#### Aim
Set down the data below from its first line to the line holding "5, 6, 7, 8, 9];", inclusive; omit all pictures.

>> begin Source excerpt

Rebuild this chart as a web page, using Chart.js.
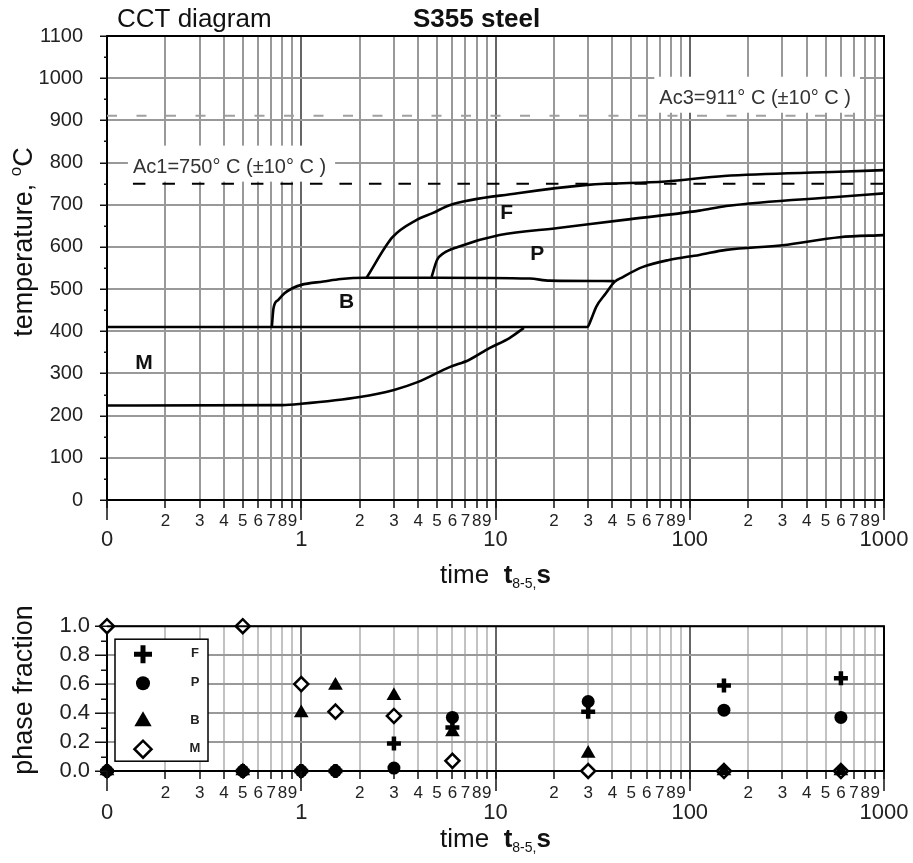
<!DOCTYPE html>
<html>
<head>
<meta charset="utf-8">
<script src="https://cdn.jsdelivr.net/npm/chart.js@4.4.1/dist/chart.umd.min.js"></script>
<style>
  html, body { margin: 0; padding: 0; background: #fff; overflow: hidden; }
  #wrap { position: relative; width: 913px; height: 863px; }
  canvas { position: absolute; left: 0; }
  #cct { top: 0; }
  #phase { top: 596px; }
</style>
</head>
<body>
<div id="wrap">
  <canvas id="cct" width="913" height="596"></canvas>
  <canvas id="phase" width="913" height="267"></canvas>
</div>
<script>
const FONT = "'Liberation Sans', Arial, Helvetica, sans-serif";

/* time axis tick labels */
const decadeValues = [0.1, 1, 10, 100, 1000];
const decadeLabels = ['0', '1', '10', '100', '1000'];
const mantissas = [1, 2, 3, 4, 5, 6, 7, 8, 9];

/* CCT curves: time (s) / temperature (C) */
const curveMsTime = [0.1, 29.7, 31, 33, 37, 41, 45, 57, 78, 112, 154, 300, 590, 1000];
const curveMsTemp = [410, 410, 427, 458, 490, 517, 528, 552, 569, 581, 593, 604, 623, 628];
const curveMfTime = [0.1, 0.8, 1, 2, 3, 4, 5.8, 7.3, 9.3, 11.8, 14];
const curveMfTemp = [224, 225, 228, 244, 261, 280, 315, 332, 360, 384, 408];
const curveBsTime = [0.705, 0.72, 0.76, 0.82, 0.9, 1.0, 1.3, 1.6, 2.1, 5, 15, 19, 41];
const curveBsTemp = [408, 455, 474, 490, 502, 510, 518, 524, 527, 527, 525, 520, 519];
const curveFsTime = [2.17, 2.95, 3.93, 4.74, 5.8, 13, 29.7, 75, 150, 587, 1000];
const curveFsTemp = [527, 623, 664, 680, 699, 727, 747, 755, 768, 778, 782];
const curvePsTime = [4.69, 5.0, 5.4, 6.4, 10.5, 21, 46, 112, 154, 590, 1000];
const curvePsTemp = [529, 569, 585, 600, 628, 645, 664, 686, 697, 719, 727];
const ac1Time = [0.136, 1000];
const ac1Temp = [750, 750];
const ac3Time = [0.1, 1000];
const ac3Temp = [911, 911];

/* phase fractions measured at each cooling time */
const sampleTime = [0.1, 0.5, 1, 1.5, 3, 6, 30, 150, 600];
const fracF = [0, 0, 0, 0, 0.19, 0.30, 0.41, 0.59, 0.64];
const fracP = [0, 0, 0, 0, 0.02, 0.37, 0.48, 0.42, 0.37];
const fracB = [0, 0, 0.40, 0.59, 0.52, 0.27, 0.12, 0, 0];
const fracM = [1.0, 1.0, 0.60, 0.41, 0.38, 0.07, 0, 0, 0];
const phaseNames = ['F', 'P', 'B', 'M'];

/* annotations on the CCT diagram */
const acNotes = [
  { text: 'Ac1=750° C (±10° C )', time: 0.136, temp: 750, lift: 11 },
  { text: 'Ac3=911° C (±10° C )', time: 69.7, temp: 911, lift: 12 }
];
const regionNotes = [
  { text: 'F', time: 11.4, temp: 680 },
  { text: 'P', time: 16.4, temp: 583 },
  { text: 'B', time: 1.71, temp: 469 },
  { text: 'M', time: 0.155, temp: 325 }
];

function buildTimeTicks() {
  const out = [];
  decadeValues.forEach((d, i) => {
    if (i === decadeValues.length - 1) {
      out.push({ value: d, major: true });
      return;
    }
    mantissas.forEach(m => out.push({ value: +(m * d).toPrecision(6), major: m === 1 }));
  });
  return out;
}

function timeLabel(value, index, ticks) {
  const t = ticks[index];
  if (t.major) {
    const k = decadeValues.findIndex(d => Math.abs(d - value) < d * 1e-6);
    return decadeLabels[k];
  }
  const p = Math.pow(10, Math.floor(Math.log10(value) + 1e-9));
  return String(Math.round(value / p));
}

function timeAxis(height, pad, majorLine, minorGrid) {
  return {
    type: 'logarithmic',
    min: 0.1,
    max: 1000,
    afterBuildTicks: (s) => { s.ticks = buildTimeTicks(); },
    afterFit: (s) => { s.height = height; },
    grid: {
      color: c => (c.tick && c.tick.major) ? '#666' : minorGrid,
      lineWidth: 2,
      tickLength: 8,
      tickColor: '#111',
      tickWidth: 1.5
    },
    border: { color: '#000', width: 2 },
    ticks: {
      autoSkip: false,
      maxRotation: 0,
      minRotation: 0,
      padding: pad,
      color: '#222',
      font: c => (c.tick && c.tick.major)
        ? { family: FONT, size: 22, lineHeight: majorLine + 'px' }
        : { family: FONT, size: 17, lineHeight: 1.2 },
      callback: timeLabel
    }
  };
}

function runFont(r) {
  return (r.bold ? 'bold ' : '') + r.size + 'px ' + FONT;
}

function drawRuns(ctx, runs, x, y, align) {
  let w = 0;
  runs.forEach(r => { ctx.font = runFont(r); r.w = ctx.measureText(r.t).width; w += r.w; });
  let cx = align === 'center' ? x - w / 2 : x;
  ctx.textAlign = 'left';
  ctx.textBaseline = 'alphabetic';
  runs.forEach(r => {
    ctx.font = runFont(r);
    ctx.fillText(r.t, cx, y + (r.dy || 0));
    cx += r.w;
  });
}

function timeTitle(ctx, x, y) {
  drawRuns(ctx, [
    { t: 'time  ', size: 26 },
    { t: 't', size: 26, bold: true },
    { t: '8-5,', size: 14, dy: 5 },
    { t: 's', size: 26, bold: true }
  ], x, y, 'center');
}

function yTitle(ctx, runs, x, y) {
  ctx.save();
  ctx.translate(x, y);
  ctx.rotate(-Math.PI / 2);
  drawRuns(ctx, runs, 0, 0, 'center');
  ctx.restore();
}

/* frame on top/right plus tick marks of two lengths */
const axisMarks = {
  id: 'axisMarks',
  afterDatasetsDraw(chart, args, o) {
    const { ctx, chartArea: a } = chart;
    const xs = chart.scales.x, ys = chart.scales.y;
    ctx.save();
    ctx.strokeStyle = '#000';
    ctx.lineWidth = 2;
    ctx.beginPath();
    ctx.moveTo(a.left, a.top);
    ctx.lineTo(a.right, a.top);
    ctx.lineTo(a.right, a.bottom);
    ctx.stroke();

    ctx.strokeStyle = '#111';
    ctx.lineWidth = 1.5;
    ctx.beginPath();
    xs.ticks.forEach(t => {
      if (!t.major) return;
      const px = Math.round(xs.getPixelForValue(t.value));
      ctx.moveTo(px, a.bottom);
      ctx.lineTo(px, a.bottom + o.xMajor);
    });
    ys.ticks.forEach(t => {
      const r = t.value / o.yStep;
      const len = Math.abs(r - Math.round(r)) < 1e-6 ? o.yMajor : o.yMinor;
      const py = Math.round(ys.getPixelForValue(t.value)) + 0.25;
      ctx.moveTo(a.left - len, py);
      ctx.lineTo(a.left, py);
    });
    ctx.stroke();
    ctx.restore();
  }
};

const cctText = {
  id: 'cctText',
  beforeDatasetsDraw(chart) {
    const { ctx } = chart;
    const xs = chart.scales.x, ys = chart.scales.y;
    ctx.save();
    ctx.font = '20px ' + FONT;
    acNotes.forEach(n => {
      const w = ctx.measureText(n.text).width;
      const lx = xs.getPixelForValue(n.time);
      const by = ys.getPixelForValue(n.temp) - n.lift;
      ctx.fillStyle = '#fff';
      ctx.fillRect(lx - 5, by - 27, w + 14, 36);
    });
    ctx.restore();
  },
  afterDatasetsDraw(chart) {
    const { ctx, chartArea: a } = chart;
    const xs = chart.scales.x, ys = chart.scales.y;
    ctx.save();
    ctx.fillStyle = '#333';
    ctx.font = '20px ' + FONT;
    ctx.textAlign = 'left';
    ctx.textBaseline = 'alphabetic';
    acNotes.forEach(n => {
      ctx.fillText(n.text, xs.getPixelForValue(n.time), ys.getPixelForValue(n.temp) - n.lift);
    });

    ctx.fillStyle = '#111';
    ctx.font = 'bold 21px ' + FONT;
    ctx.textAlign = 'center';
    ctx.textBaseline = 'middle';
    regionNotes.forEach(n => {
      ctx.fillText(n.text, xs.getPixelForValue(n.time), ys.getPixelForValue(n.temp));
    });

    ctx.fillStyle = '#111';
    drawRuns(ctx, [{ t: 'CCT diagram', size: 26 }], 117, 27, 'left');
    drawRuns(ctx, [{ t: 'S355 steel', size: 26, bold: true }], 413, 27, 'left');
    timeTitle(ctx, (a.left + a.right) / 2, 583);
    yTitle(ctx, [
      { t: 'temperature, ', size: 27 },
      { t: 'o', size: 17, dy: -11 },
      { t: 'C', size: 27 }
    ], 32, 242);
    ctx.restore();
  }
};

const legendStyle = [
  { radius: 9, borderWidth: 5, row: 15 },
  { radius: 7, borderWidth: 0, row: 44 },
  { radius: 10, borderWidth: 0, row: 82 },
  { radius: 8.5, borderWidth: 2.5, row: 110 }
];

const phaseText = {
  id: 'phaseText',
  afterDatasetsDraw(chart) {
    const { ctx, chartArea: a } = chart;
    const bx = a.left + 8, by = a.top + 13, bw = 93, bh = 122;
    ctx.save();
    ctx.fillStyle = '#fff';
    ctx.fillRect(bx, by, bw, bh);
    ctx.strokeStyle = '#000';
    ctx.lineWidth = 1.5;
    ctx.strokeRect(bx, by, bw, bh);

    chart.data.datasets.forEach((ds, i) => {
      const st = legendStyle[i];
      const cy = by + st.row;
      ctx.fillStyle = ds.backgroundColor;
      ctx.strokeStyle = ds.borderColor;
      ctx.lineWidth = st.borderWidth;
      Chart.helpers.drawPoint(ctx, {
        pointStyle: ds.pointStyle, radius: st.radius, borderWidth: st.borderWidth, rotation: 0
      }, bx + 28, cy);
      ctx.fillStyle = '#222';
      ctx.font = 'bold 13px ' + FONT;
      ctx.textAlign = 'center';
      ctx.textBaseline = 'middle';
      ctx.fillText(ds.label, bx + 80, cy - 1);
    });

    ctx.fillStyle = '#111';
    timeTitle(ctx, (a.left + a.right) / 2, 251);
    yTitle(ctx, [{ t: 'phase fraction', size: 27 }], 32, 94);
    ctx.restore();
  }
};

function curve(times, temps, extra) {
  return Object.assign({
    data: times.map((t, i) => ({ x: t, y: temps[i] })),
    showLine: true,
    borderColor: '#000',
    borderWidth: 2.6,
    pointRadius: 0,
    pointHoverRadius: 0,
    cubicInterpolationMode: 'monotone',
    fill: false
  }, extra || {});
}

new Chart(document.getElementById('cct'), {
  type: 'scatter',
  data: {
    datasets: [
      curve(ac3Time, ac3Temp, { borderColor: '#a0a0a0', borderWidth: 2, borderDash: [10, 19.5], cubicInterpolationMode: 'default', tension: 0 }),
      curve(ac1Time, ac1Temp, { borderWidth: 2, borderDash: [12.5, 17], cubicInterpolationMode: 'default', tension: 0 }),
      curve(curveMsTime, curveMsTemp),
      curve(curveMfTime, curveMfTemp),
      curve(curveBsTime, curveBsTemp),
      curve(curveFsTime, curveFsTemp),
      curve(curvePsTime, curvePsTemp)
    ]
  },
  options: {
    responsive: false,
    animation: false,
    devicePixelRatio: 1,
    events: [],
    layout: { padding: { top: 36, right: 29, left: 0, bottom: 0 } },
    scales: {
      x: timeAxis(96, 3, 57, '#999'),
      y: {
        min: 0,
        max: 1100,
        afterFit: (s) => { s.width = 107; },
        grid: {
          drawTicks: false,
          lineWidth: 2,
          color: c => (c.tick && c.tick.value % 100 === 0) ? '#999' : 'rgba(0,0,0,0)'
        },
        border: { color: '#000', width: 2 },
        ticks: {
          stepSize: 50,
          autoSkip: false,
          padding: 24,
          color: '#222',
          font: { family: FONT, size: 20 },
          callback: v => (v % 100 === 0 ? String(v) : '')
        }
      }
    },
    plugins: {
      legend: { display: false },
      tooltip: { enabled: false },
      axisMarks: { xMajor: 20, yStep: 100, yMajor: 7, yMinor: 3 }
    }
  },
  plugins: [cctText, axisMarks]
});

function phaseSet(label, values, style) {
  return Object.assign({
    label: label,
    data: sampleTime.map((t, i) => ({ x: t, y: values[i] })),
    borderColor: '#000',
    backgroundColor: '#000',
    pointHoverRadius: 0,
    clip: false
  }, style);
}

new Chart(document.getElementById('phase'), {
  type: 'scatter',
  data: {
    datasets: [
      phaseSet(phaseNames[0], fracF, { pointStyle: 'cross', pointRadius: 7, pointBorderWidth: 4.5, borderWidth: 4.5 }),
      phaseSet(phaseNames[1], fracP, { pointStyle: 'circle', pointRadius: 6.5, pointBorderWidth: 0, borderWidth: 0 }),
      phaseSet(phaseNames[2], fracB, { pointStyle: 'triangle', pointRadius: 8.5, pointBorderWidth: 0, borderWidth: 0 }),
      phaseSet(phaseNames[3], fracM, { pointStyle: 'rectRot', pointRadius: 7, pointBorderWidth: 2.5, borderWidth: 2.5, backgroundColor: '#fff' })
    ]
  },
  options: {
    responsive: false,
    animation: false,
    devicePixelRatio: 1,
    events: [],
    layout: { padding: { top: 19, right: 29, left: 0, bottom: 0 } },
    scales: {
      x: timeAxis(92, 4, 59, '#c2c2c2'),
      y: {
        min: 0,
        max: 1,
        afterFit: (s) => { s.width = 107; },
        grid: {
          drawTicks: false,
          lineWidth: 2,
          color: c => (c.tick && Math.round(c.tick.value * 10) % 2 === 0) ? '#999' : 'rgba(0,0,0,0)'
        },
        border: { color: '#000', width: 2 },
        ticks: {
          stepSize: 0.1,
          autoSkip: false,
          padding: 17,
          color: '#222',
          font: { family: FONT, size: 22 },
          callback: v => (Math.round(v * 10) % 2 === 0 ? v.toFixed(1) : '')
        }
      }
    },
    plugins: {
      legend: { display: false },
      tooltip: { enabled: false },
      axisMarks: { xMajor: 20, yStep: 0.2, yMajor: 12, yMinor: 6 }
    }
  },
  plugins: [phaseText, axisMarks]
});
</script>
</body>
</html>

>> end Source excerpt

#### Final result
Rebuild this chart as a web page, using Chart.js.
<!DOCTYPE html>
<html>
<head>
<meta charset="utf-8">
<script src="https://cdn.jsdelivr.net/npm/chart.js@4.4.1/dist/chart.umd.min.js"></script>
<style>
  html, body { margin: 0; padding: 0; background: #fff; overflow: hidden; }
  #wrap { position: relative; width: 913px; height: 863px; }
  canvas { position: absolute; left: 0; }
  #cct { top: 0; }
  #phase { top: 596px; }
</style>
</head>
<body>
<div id="wrap">
  <canvas id="cct" width="913" height="596"></canvas>
  <canvas id="phase" width="913" height="267"></canvas>
</div>
<script>
const FONT = "'Liberation Sans', Arial, Helvetica, sans-serif";

/* time axis tick labels */
const decadeValues = [0.1, 1, 10, 100, 1000];
const decadeLabels = ['0', '1', '10', '100', '1000'];
const mantissas = [1, 2, 3, 4, 5, 6, 7, 8, 9];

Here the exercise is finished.